==== Source data ====

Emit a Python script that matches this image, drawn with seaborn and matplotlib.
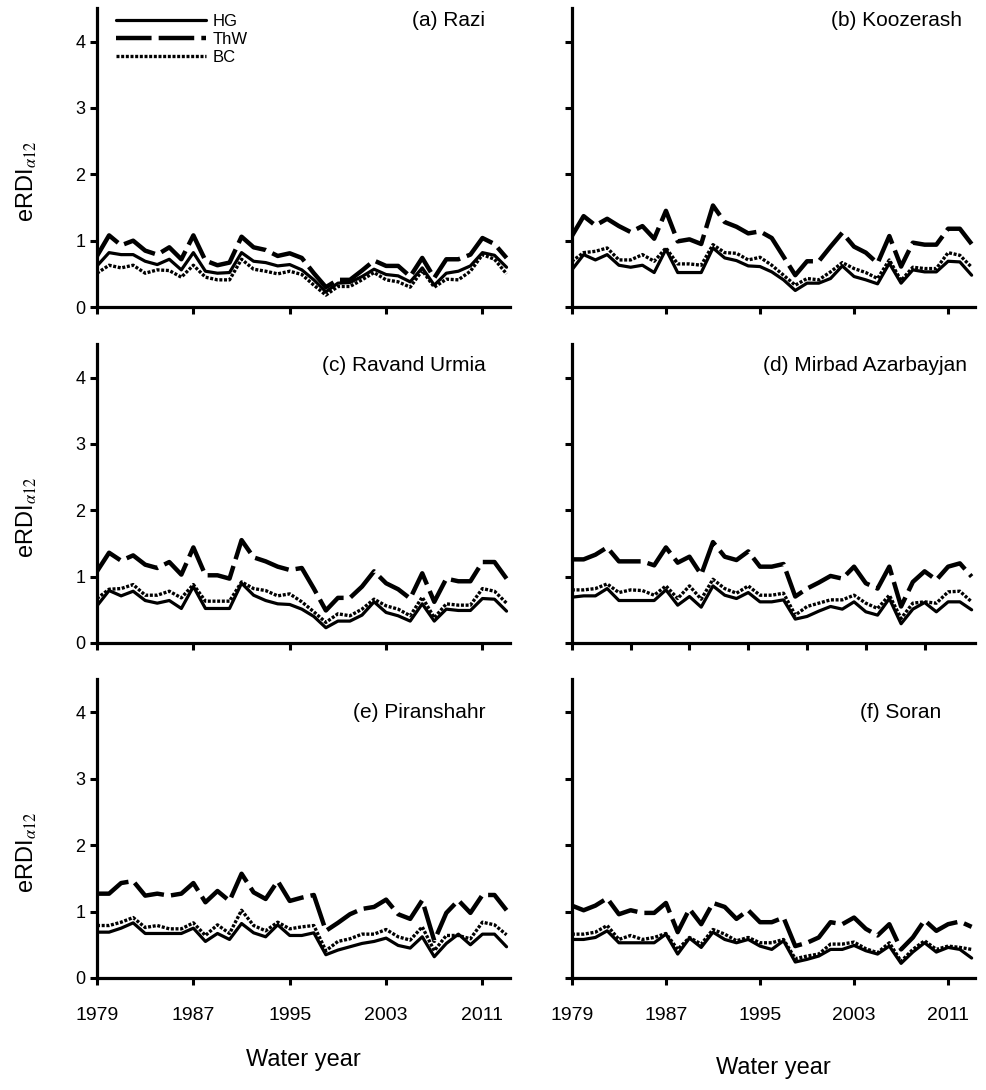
import pandas as pd
import matplotlib
matplotlib.use("Agg")
import matplotlib.pyplot as plt
import seaborn as sns

sns.set_style("ticks", {'axes.edgecolor': 'black', 'text.color': 'black',
                        'axes.labelcolor': 'black', 'xtick.color': 'black',
                        'ytick.color': 'black'})
plt.rcParams['font.family'] = ['Liberation Sans', 'DejaVu Sans']
plt.rcParams['mathtext.fontset'] = 'stix'

# water years
years = list(range(1979, 2014))

series_names = ['HG', 'ThW', 'BC']

# (a) Razi
a_hg = [0.62, 0.82, 0.79, 0.79, 0.69, 0.64, 0.72, 0.56, 0.82, 0.54,
        0.51, 0.52, 0.82, 0.69, 0.67, 0.62, 0.64, 0.56, 0.41, 0.23,
        0.36, 0.37, 0.46, 0.57, 0.49, 0.47, 0.38, 0.59, 0.33, 0.51,
        0.54, 0.62, 0.82, 0.78, 0.60]
a_thw = [0.77, 1.08, 0.93, 1.00, 0.85, 0.79, 0.90, 0.72, 1.08, 0.70,
         0.63, 0.67, 1.06, 0.90, 0.86, 0.77, 0.81, 0.74, 0.51, 0.30,
         0.41, 0.41, 0.55, 0.70, 0.62, 0.62, 0.46, 0.74, 0.44, 0.72,
         0.72, 0.79, 1.04, 0.95, 0.74]
a_bc = [0.51, 0.63, 0.59, 0.63, 0.51, 0.56, 0.55, 0.45, 0.63, 0.45,
        0.41, 0.41, 0.72, 0.57, 0.54, 0.50, 0.54, 0.49, 0.33, 0.18,
        0.31, 0.31, 0.41, 0.52, 0.41, 0.38, 0.30, 0.55, 0.30, 0.42,
        0.41, 0.54, 0.79, 0.72, 0.50]

# (b) Koozerash
b_hg = [0.56, 0.79, 0.71, 0.79, 0.63, 0.60, 0.63, 0.52, 0.87, 0.52,
        0.52, 0.52, 0.89, 0.74, 0.70, 0.62, 0.61, 0.53, 0.41, 0.25,
        0.36, 0.36, 0.43, 0.62, 0.46, 0.41, 0.35, 0.66, 0.36, 0.56,
        0.53, 0.53, 0.69, 0.68, 0.48]
b_thw = [1.07, 1.37, 1.23, 1.33, 1.22, 1.13, 1.22, 1.03, 1.45, 0.99,
         1.02, 0.95, 1.53, 1.28, 1.21, 1.11, 1.14, 1.04, 0.76, 0.48,
         0.69, 0.69, 0.91, 1.12, 0.91, 0.82, 0.66, 1.07, 0.61, 0.97,
         0.94, 0.94, 1.18, 1.18, 0.95]
b_bc = [0.69, 0.82, 0.84, 0.89, 0.71, 0.71, 0.79, 0.69, 0.89, 0.65,
        0.65, 0.63, 0.94, 0.82, 0.81, 0.71, 0.75, 0.63, 0.48, 0.33,
        0.43, 0.41, 0.53, 0.67, 0.58, 0.52, 0.43, 0.71, 0.40, 0.60,
        0.58, 0.58, 0.82, 0.78, 0.60]

# (c) Ravand Urmia
c_hg = [0.56, 0.79, 0.71, 0.78, 0.64, 0.60, 0.64, 0.52, 0.85, 0.52,
        0.52, 0.52, 0.90, 0.72, 0.64, 0.59, 0.58, 0.51, 0.40, 0.23,
        0.33, 0.33, 0.42, 0.62, 0.46, 0.41, 0.33, 0.59, 0.33, 0.51,
        0.49, 0.49, 0.67, 0.66, 0.48]
c_thw = [1.08, 1.36, 1.24, 1.32, 1.18, 1.13, 1.22, 1.03, 1.44, 1.02,
         1.02, 0.97, 1.55, 1.29, 1.23, 1.15, 1.10, 1.13, 0.82, 0.49,
         0.68, 0.68, 0.85, 1.08, 0.90, 0.81, 0.67, 1.05, 0.62, 0.97,
         0.93, 0.93, 1.22, 1.22, 0.97]
c_bc = [0.67, 0.81, 0.82, 0.88, 0.72, 0.72, 0.78, 0.68, 0.88, 0.63,
        0.63, 0.63, 0.92, 0.82, 0.79, 0.71, 0.74, 0.62, 0.47, 0.31,
        0.44, 0.41, 0.51, 0.66, 0.56, 0.51, 0.41, 0.69, 0.38, 0.59,
        0.57, 0.57, 0.82, 0.78, 0.60]

# (d) Mirbad Azarbayjan
d_hg = [0.69, 0.71, 0.71, 0.82, 0.64, 0.64, 0.64, 0.64, 0.80, 0.57,
        0.70, 0.54, 0.86, 0.72, 0.67, 0.76, 0.62, 0.62, 0.65, 0.36,
        0.40, 0.48, 0.55, 0.51, 0.62, 0.47, 0.42, 0.67, 0.29, 0.51,
        0.61, 0.47, 0.62, 0.62, 0.50]
d_thw = [1.26, 1.26, 1.33, 1.44, 1.23, 1.23, 1.23, 1.17, 1.44, 1.21,
         1.30, 1.03, 1.52, 1.30, 1.25, 1.38, 1.15, 1.15, 1.19, 0.70,
         0.82, 0.91, 1.01, 0.97, 1.15, 0.90, 0.82, 1.15, 0.55, 0.92,
         1.08, 0.95, 1.15, 1.20, 1.00]
d_bc = [0.80, 0.80, 0.82, 0.89, 0.76, 0.80, 0.79, 0.72, 0.86, 0.67,
        0.86, 0.66, 0.96, 0.82, 0.75, 0.86, 0.72, 0.72, 0.75, 0.42,
        0.55, 0.60, 0.65, 0.65, 0.72, 0.60, 0.52, 0.72, 0.37, 0.60,
        0.62, 0.60, 0.77, 0.78, 0.62]

# (e) Piranshahr
e_hg = [0.69, 0.69, 0.75, 0.83, 0.67, 0.67, 0.67, 0.67, 0.75, 0.55,
        0.67, 0.58, 0.82, 0.68, 0.62, 0.80, 0.64, 0.64, 0.68, 0.35,
        0.42, 0.47, 0.52, 0.55, 0.60, 0.49, 0.45, 0.62, 0.32, 0.52,
        0.66, 0.50, 0.66, 0.66, 0.47]
e_thw = [1.27, 1.27, 1.43, 1.46, 1.24, 1.27, 1.24, 1.27, 1.43, 1.14,
         1.31, 1.16, 1.57, 1.29, 1.19, 1.46, 1.16, 1.21, 1.25, 0.71,
         0.83, 0.96, 1.04, 1.07, 1.18, 0.96, 0.89, 1.17, 0.56, 0.98,
         1.17, 0.98, 1.25, 1.25, 1.02]
e_bc = [0.79, 0.79, 0.84, 0.91, 0.76, 0.79, 0.74, 0.74, 0.83, 0.64,
        0.80, 0.67, 1.02, 0.79, 0.71, 0.84, 0.74, 0.77, 0.79, 0.41,
        0.55, 0.59, 0.66, 0.66, 0.73, 0.62, 0.57, 0.77, 0.41, 0.64,
        0.64, 0.59, 0.84, 0.80, 0.65]

# (f) Soran
f_hg = [0.58, 0.58, 0.61, 0.71, 0.53, 0.53, 0.53, 0.53, 0.66, 0.36,
        0.60, 0.46, 0.69, 0.58, 0.53, 0.58, 0.48, 0.43, 0.56, 0.24,
        0.28, 0.33, 0.43, 0.43, 0.49, 0.41, 0.36, 0.48, 0.22, 0.39,
        0.53, 0.39, 0.46, 0.43, 0.30]
f_thw = [1.09, 1.02, 1.09, 1.20, 0.96, 1.02, 0.98, 0.98, 1.13, 0.69,
         1.04, 0.81, 1.13, 1.07, 0.89, 1.02, 0.84, 0.84, 0.91, 0.48,
         0.53, 0.61, 0.84, 0.81, 0.91, 0.74, 0.64, 0.81, 0.43, 0.61,
         0.87, 0.71, 0.81, 0.85, 0.77]
f_bc = [0.66, 0.66, 0.69, 0.79, 0.58, 0.64, 0.58, 0.61, 0.67, 0.43,
        0.61, 0.51, 0.73, 0.66, 0.56, 0.61, 0.53, 0.53, 0.58, 0.29,
        0.33, 0.36, 0.51, 0.51, 0.54, 0.44, 0.38, 0.53, 0.25, 0.43,
        0.56, 0.43, 0.48, 0.46, 0.43]

panel_titles = ['(a) Razi', '(b) Koozerash', '(c) Ravand Urmia',
                '(d) Mirbad Azarbayjan', '(e) Piranshahr', '(f) Soran']
panel_data = [(a_hg, a_thw, a_bc), (b_hg, b_thw, b_bc), (c_hg, c_thw, c_bc),
              (d_hg, d_thw, d_bc), (e_hg, e_thw, e_bc), (f_hg, f_thw, f_bc)]

xticks_main = [1979, 1987, 1995, 2003, 2011]
xticks_d = [1979, 1984, 1989, 1994, 1999, 2004, 2009]
yticks = [0, 1, 2, 3, 4]

line_styles = {'HG': dict(linestyle='-', lw=2.3),
               'ThW': dict(linestyle=(0, (8, 1.6)), lw=3.2),
               'BC': dict(linestyle=(0, (0.9, 0.5)), lw=2.4)}

fig = plt.figure(figsize=(9.86, 10.9), dpi=100)

# axes placement [left, bottom, width, height] in figure fraction
col_x = [(0.0984, 0.419), (0.580, 0.409)]
row_y = [0.7183, 0.4101, 0.1028]
ax_h = 0.2740
# title anchors per panel (x, y) in axes fraction
title_pos = [(0.94, 0.96), (0.968, 0.96), (0.94, 0.93),
             (0.98, 0.93), (0.94, 0.89), (0.915, 0.89)]

axes = []
for i in range(6):
    r, c = divmod(i, 2)
    x0, w = col_x[c]
    ax = fig.add_axes([x0, row_y[r], w, ax_h])
    axes.append(ax)

    hg, thw, bc = panel_data[i]
    df = pd.DataFrame({'year': years, 'HG': hg, 'ThW': thw, 'BC': bc})
    for name in series_names:
        sns.lineplot(data=df, x='year', y=name, ax=ax, color='black',
                     label=name if i == 0 else None, **line_styles[name])

    ax.set_xlim(1979, 2013.3)
    ax.set_ylim(0, 4.5)
    ax.set_yticks(yticks)
    ax.set_xticks(xticks_d if i == 3 else xticks_main)
    sns.despine(ax=ax)
    for s in ['left', 'bottom']:
        ax.spines[s].set_linewidth(2.3)
        ax.spines[s].set_color('black')
    ax.tick_params(axis='both', direction='out', length=5, width=2.2,
                   labelsize=13, colors='black')

    if c == 0:
        ax.set_ylabel(r'eRDI$_{\alpha12}$', fontsize=17)
        ax.yaxis.set_label_coords(-0.14, 0.42)
    else:
        ax.set_ylabel('')
        ax.set_yticklabels([])

    if r == 2:
        ax.set_xlabel('Water year', fontsize=17, labelpad=18)
        ax.tick_params(axis='x', pad=16, labelsize=14)
    else:
        ax.set_xlabel('')
        ax.set_xticklabels([])

    tx, ty = title_pos[i]
    ax.text(tx, ty, panel_titles[i], transform=ax.transAxes, ha='right',
            va='center', fontsize=15, color='black')

    if i == 0:
        ax.legend(loc='upper left', bbox_to_anchor=(0.03, 1.005), frameon=False,
                  fontsize=12, handlelength=5.4, labelspacing=0.2,
                  handletextpad=0.4, borderaxespad=0.0)
    else:
        leg = ax.get_legend()
        if leg is not None:
            leg.remove()

# right column xlabel sits slightly lower
axes[5].xaxis.labelpad = 24

fig.savefig('out.png', dpi=100)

====

Gather all lines with the string "matplotlib" from the data.

Emit a Python script that matches this image, drawn with seaborn and matplotlib.
import matplotlib
matplotlib.use("Agg")
import matplotlib.pyplot as plt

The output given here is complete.